We may see bits of these images blithely reproduced ad infinitum in the media these days but we barely take into account their real power, or their potential for the future.


In fact, the messages of psychedelia have proven nearly as captivating to kids too young to remember them as to the geezers who were actually there. My 18-year-old niece gets more jazzed about ‘60s music than I do (to her, it’s new). And the folks at Wolfgang’s Vault (the company that sells posters, T-shirts and memorabilia from the era) reports that roughly 25 percent of their customers come from Generations X or Y.


That should surprise no one given the overarching influence of music from that era, evident in a simple scan of concert T-shirts worn by the young.
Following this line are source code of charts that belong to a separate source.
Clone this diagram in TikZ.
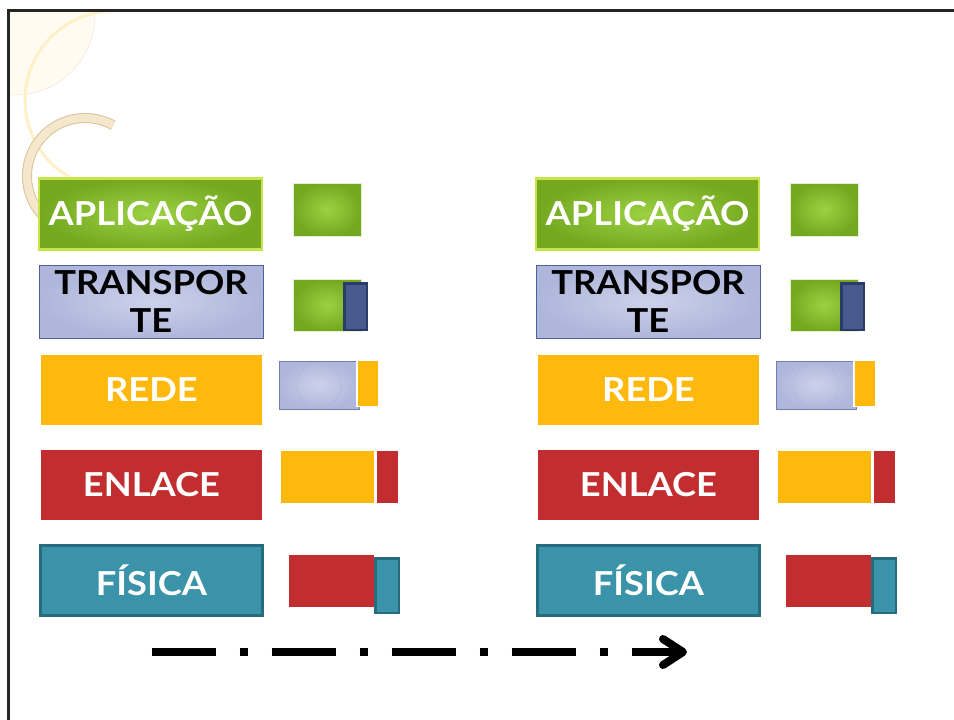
\documentclass[tikz,border=0pt]{standalone}
\usepackage{fontspec}
\setmainfont{Lato}[FakeStretch=1.1]
\usetikzlibrary{arrows.meta}
\definecolor{appin}{HTML}{9DD145}
\definecolor{appout}{HTML}{74A81E}
\definecolor{appline}{HTML}{C5E54A}
\definecolor{lavin}{HTML}{CDD2EA}
\definecolor{lavout}{HTML}{AEB6DB}
\definecolor{lavline}{HTML}{4F5F99}
\definecolor{hdrblue}{HTML}{48598E}
\definecolor{hdrline}{HTML}{2C3A66}
\definecolor{netorange}{HTML}{FFB80C}
\definecolor{linkred}{HTML}{C22E30}
\definecolor{phyteal}{HTML}{3A93A8}
\definecolor{phyline}{HTML}{276C7E}
\definecolor{ringtan}{HTML}{F0DDB5}
\definecolor{ringline}{HTML}{D9C49A}
\definecolor{paleyellow}{HTML}{FFF0C8}
\begin{document}
\begin{tikzpicture}[x=1pt,y=-1pt,
  lbox/.style={inner sep=0pt, align=center, text=white,
    font=\fontsize{33}{38}\selectfont\bfseries},
  applayer/.style={lbox, shading=radial, inner color=appin, outer color=appout,
    draw=appline, line width=2.5pt, minimum width=223pt, minimum height=71pt},
  translayer/.style={lbox, text=black, shading=radial, inner color=lavin,
    outer color=lavout, draw=lavline, line width=0.8pt, minimum width=224pt,
    minimum height=73pt},
  netlayer/.style={lbox, fill=netorange, minimum width=221pt, minimum height=70pt},
  linklayer/.style={lbox, fill=linkred, minimum width=221pt, minimum height=70pt},
  phylayer/.style={lbox, fill=phyteal, draw=phyline, line width=3pt,
    minimum width=222pt, minimum height=70pt},
  pdu/.style={inner sep=0pt, minimum width=#1},
  greenpdu/.style={pdu=68pt, minimum height=53pt, shading=radial, inner color=appin,
    outer color=appout, draw=white!80!appout, line width=0.8pt}]

\fill[white] (0,0) rectangle (954,720);
\useasboundingbox (0,0) rectangle (954,720);

\begin{scope}
\clip (10,12) rectangle (954,720);
\fill[yellow!40!orange!5, draw=ringline!45] (15,15) circle (80);
\draw[paleyellow, line width=3pt] (114,100) ++(-90:89) arc (-90:-245:89);
\draw[ringline, line width=10pt] (85,176) ++(-61:58) arc (-61:-230:58);
\draw[ringtan!70!white, line width=8pt] (85,176) ++(-61:58) arc (-61:-230:58);
\end{scope}

\draw[line width=3pt, black!85] (8.8,720) -- (8.8,10.5) -- (954,10.5);

\foreach \s/\dx in {l/0,r/497}{
\begin{scope}[xshift=\dx]
\node[applayer] (app\s) at (150.5,214) {APLICAÇÃO};
\node[translayer] (trans\s) at (151,301.5) {TRANSPOR\\TE};
\node[netlayer] (net\s) at (151.5,390) {REDE};
\node[linklayer] (link\s) at (151.5,485) {ENLACE};
\node[phylayer] (phy\s) at (151.5,580.5) {FÍSICA};

\node[greenpdu] (msg\s) at (327,209.5) {};
\node[greenpdu, minimum height=52pt] (segdata\s) at (327,305) {};
\node[pdu=22.5pt, minimum height=46.5pt, fill=hdrblue, draw=hdrline,
  line width=2.5pt] (seghdr\s) at (355.5,306.5) {};
\node[pdu=80pt, minimum height=48pt, shading=radial, inner color=lavin,
  outer color=lavout, draw=lavline!80, line width=0.8pt] (pktdata\s) at (319,385) {};
\draw[lavout!85!lavline, line width=0.5pt, densely dotted] (pktdata\s.center) circle (22.5);
\node[pdu=22pt, minimum height=46pt, fill=netorange, draw=white,
  line width=1.5pt] (pkthdr\s) at (368,383.5) {};
\node[pdu=93pt, minimum height=52pt, fill=netorange] (framedata\s) at (327.5,477) {};
\node[pdu=21pt, minimum height=52pt, fill=linkred] (framehdr\s) at (387.5,477) {};
\node[pdu=85pt, minimum height=52pt, fill=linkred] (bitdata\s) at (331.5,581) {};
\node[pdu=23.5pt, minimum height=54.5pt, fill=phyteal, draw=phyline,
  line width=2.5pt] (bithdr\s) at (387,585.5) {};
\end{scope}
}

\coordinate (flowstart) at (151.6,652);
\coordinate (flowend) at (687,652);
\draw[line width=8pt, dash pattern=on 64pt off 24pt on 8pt off 24pt,
  -{Straight Barb[length=20pt,width=26pt,round]}] (flowstart) -- (flowend);
\end{tikzpicture}
\end{document}
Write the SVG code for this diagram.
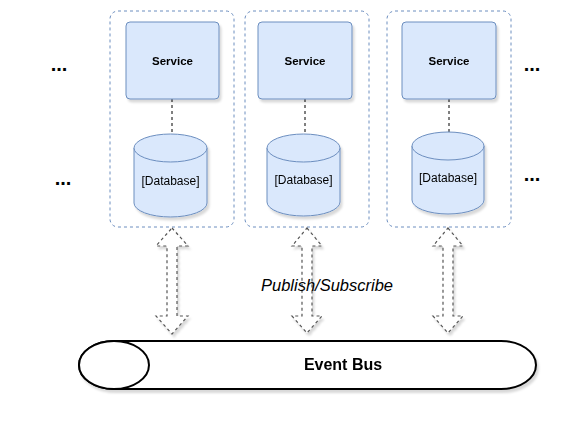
<svg xmlns="http://www.w3.org/2000/svg" width="581" height="434" viewBox="0 0 581 434">
<style>
.cont{fill:#ffffff;stroke:#6c8ebf;stroke-width:1;stroke-dasharray:3 3}
.svc{fill:#dae8fc;stroke:#6c8ebf;stroke-width:1}
.db{fill:#dae8fc;stroke:#6c8ebf;stroke-width:1}
.lnk{fill:none;stroke:#000000;stroke-width:1;stroke-dasharray:3 3}
.arr{fill:#ffffff;stroke:#555555;stroke-width:1.2;stroke-dasharray:3 3}
.bus{fill:#ffffff;stroke:#000000;stroke-width:2}
.t{font-family:"Liberation Sans",Arial,sans-serif;fill:#000000;text-anchor:middle}
.sv{font-size:11.5px;font-weight:bold}
.dbt{font-size:12px}
.dots{font-size:20px;font-weight:bold}
</style>
<defs>
<filter id="sh" x="-10%" y="-10%" width="130%" height="130%">
<feGaussianBlur in="SourceAlpha" stdDeviation="1.2"/>
<feOffset dx="2" dy="3" result="b"/>
<feFlood flood-color="#000000" flood-opacity="0.15"/>
<feComposite in2="b" operator="in"/>
<feMerge><feMergeNode/><feMergeNode in="SourceGraphic"/></feMerge>
</filter>
</defs>
<rect width="581" height="434" fill="#ffffff"/>
<g id="container1"><rect class="cont" x="110" y="11" width="124" height="216" rx="8"/></g>
<g id="container2"><rect class="cont" x="245" y="11" width="124" height="216" rx="8"/></g>
<g id="container3"><rect class="cont" x="387" y="11" width="124" height="216" rx="8"/></g>
<g id="connectors">
<line class="lnk" x1="172" y1="99" x2="172" y2="134"/>
<line class="lnk" x1="305" y1="99" x2="305" y2="134"/>
<line class="lnk" x1="449" y1="99" x2="449" y2="132"/>
<path class="arr" filter="url(#sh)" d="M172,228 L188,246 L177,246 L177,316 L188,316 L172,334 L156,316 L167,316 L167,246 L156,246 Z"/>
<path class="arr" filter="url(#sh)" d="M307,228 L322,246 L312,246 L312,316 L322,316 L307,333 L292,316 L302,316 L302,246 L292,246 Z"/>
<path class="arr" filter="url(#sh)" d="M448,228 L463,246 L453,246 L453,316 L463,316 L448,333 L433,316 L443,316 L443,246 L433,246 Z"/>
<text class="t" x="327" y="291" font-size="16.5" font-style="italic">Publish/Subscribe</text>
</g>
<g id="service1" filter="url(#sh)"><rect class="svc" x="126" y="22" width="93" height="77" rx="4"/><text class="t sv" x="172.5" y="65">Service</text></g>
<g id="service2" filter="url(#sh)"><rect class="svc" x="258" y="22" width="94" height="77" rx="4"/><text class="t sv" x="305" y="65">Service</text></g>
<g id="service3" filter="url(#sh)"><rect class="svc" x="402" y="22" width="94" height="77" rx="4"/><text class="t sv" x="449" y="65">Service</text></g>
<g id="database1" filter="url(#sh)">
<path class="db" d="M134,148 A36.5,14 0 0 1 207,148 L207,203 A36.5,14 0 0 1 134,203 Z"/>
<path class="db" fill="none" d="M134,148 A36.5,14 0 0 0 207,148"/>
<text class="t dbt" x="170.5" y="185">[Database]</text>
</g>
<g id="database2" filter="url(#sh)">
<path class="db" d="M267,148 A36.5,14 0 0 1 340,148 L340,202 A36.5,14 0 0 1 267,202 Z"/>
<path class="db" fill="none" d="M267,148 A36.5,14 0 0 0 340,148"/>
<text class="t dbt" x="303.5" y="184">[Database]</text>
</g>
<g id="database3" filter="url(#sh)">
<path class="db" d="M412,146 A36,14 0 0 1 484,146 L484,200 A36,14 0 0 1 412,200 Z"/>
<path class="db" fill="none" d="M412,146 A36,14 0 0 0 484,146"/>
<text class="t dbt" x="448" y="182">[Database]</text>
</g>
<g id="eventbus" filter="url(#sh)">
<path class="bus" d="M114,341 L501,341 A35,24 0 0 1 501,389 L114,389 A35,24 0 0 1 114,341 Z"/>
<ellipse class="bus" cx="114" cy="365" rx="35" ry="24"/>
<text class="t" x="343" y="370" font-size="16" font-weight="bold">Event Bus</text>
</g>
<g id="dots">
<text class="t dots" x="59" y="71">...</text>
<text class="t dots" x="63" y="185">...</text>
<text class="t dots" x="532" y="71">...</text>
<text class="t dots" x="532" y="181">...</text>
</g>
</svg>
Mugs of the guys in Led Zeppelin or the Doors outnumber those from any current band you could name.


Unfortunately, the era also holds a certain intimidation factor for the young. John Mayer enjoyed a radio smash with his recent song “Waiting on the World to Change,” which talked about a generation that feels too enfeebled to do anything to affect the politics around them. How could such lethargy not make people pine for a time when those who hated a war didn’t just voice their anger in opinion polls, but in the streets?


Such a bracing contrast hints at the most positive thing that could come from the culture’s big self-stroke. If people experience the endless coverage of the psychedelic era solely as nostalgia—as the marketers would have us—we’ll be facing a morbid season indeed. But if we could somehow take it as a spur to radically reinvent its original spirit, then we’d really have something to love.